First, I'll take you through the ins and outs of observability, highlighting its importance for managing both the inputs and outputs of machine learning models, as well as for overall data quality. We'll explore a range of techniques to detect anomalies, with a focus on multivariate time series data. We'll also cover how we can keep this process as computationally efficient as possible.
But we won't stop at just finding these anomalies: we're on a mission to chase them down to their lair! The second part of the talk will equip you with the detective skills to perform root cause analysis and extract as much insights as possible. These discoveries can be an eye opener and the first step towards new projects and strategies. Next, we will also tackle distinguishing real anomalies from data evolution (or drift) and set up effective monitoring strategies to keep your data clean and insightful.

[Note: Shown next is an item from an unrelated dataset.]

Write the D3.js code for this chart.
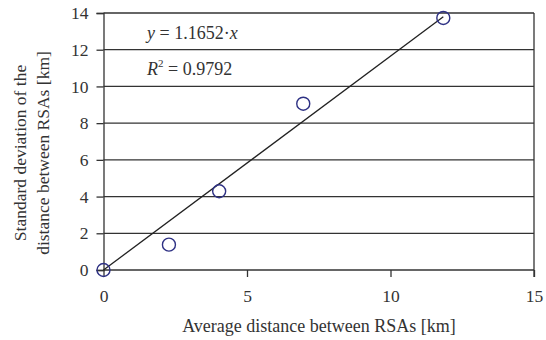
<!DOCTYPE html>
<html>
<head>
<meta charset="utf-8">
<script src="https://cdn.jsdelivr.net/npm/d3@7"></script>
<style>
  body { margin: 0; background: #fff; }
</style>
</head>
<body>
<svg id="chart" width="546" height="340"></svg>
<script>
// measured points (avg distance, std deviation) in km
const avgDist = [0, 2.28, 4.03, 6.96, 11.84];
const stdDev = [0, 1.38, 4.29, 9.06, 13.73];
const xTicks = [0, 5, 10, 15];
const yTicks = [0, 2, 4, 6, 8, 10, 12, 14];
const slope = 1.1652;
const r2 = "0.9792";

const svg = d3.select("#chart");
const x = d3.scaleLinear().domain([0, 15]).range([103.5, 534]);
const y = d3.scaleLinear().domain([0, 14]).range([270, 13]);
const ink = "#333";
const serif = "'Liberation Serif', 'Times New Roman', serif";

// horizontal grid
svg.append("g")
  .selectAll("line")
  .data(yTicks)
  .join("line")
  .attr("x1", x(0)).attr("x2", x(15))
  .attr("y1", d => y(d)).attr("y2", d => y(d))
  .attr("stroke", ink).attr("stroke-width", 1.3);

// y axis
let yAxis = svg.append("g")
  .attr("transform", `translate(${x(0)},0)`)
  .call(d3.axisLeft(y).tickValues(yTicks).tickSize(7).tickPadding(8));
yAxis.select(".domain").attr("stroke", ink).attr("stroke-width", 1.3);
yAxis.selectAll(".tick line").attr("stroke", ink).attr("stroke-width", 1.3);
yAxis.selectAll("text")
  .style("font-family", serif).style("font-size", "17.5px").attr("fill", ink);

// x axis
let xAxis = svg.append("g")
  .attr("transform", `translate(0,${y(0)})`)
  .call(d3.axisBottom(x).tickValues(xTicks).tickSize(7).tickPadding(13));
xAxis.select(".domain").remove();
xAxis.selectAll(".tick line").attr("stroke", ink).attr("stroke-width", 1.3);
xAxis.selectAll("text")
  .style("font-family", serif).style("font-size", "17.5px").attr("fill", ink);

// right border
svg.append("line")
  .attr("x1", x(15)).attr("x2", x(15))
  .attr("y1", y(14)).attr("y2", y(0) + 7)
  .attr("stroke", ink).attr("stroke-width", 1.3);

// trend line
const xMax = d3.max(avgDist);
svg.append("line")
  .attr("x1", x(0)).attr("y1", y(0))
  .attr("x2", x(xMax)).attr("y2", y(slope * xMax))
  .attr("stroke", "#222").attr("stroke-width", 1.3);

// points
svg.append("g")
  .selectAll("circle")
  .data(avgDist.map((d, i) => [d, stdDev[i]]))
  .join("circle")
  .attr("cx", d => x(d[0]))
  .attr("cy", d => y(d[1]))
  .attr("r", 6.5)
  .attr("fill", "none")
  .attr("stroke", "#2e3184")
  .attr("stroke-width", 1.4);

// equation
let eq = svg.append("text")
  .attr("x", 147).attr("y", 39)
  .style("font-family", serif).style("font-size", "18px").attr("fill", ink);
eq.append("tspan").attr("font-style", "italic").text("y");
eq.append("tspan").text(" = " + slope + "·");
eq.append("tspan").attr("font-style", "italic").text("x");

let rt = svg.append("text")
  .attr("x", 147).attr("y", 75)
  .style("font-family", serif).style("font-size", "18px").attr("fill", ink);
rt.append("tspan").attr("font-style", "italic").text("R");
rt.append("tspan").attr("dy", -8).style("font-size", "11px").text("2");
rt.append("tspan").attr("dy", 8).text(" = " + r2);

// axis titles
svg.append("text")
  .attr("x", 319).attr("y", 332)
  .attr("text-anchor", "middle")
  .style("font-family", serif).style("font-size", "18px").attr("fill", ink)
  .text("Average distance between RSAs [km]");

let yt = svg.append("text")
  .attr("transform", "translate(26,153) rotate(-90)")
  .attr("text-anchor", "middle")
  .style("font-family", serif).style("font-size", "17.5px").attr("fill", ink);
yt.append("tspan").attr("x", 0).attr("y", 0).text("Standard deviation of the");
yt.append("tspan").attr("x", 0).attr("y", 23).text("distance between RSAs [km]");
</script>
</body>
</html>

If your interests lie in machine learning or you're simply keen on data quality, join me as we set off to unravel the mysteries of data observability. Let's learn how to keep data problems in check and when life gives you anomalies, turn them into business opportunities!
Intermediate
Madalina Ciortan is Head of Data Science at Kiwi.com. Her academic journey includes a degree in engineering, a master's in computer science, a post-master's in bioinformatics and doctorate in data science. With close to two decades of professional experience, she navigated roles in software development, architecture, applied data science, and research. Her expertise spans a wide array of domains, from computer vision and natural language processing to time series analysis, unsupervised analysis, self-supervised learning within the industry.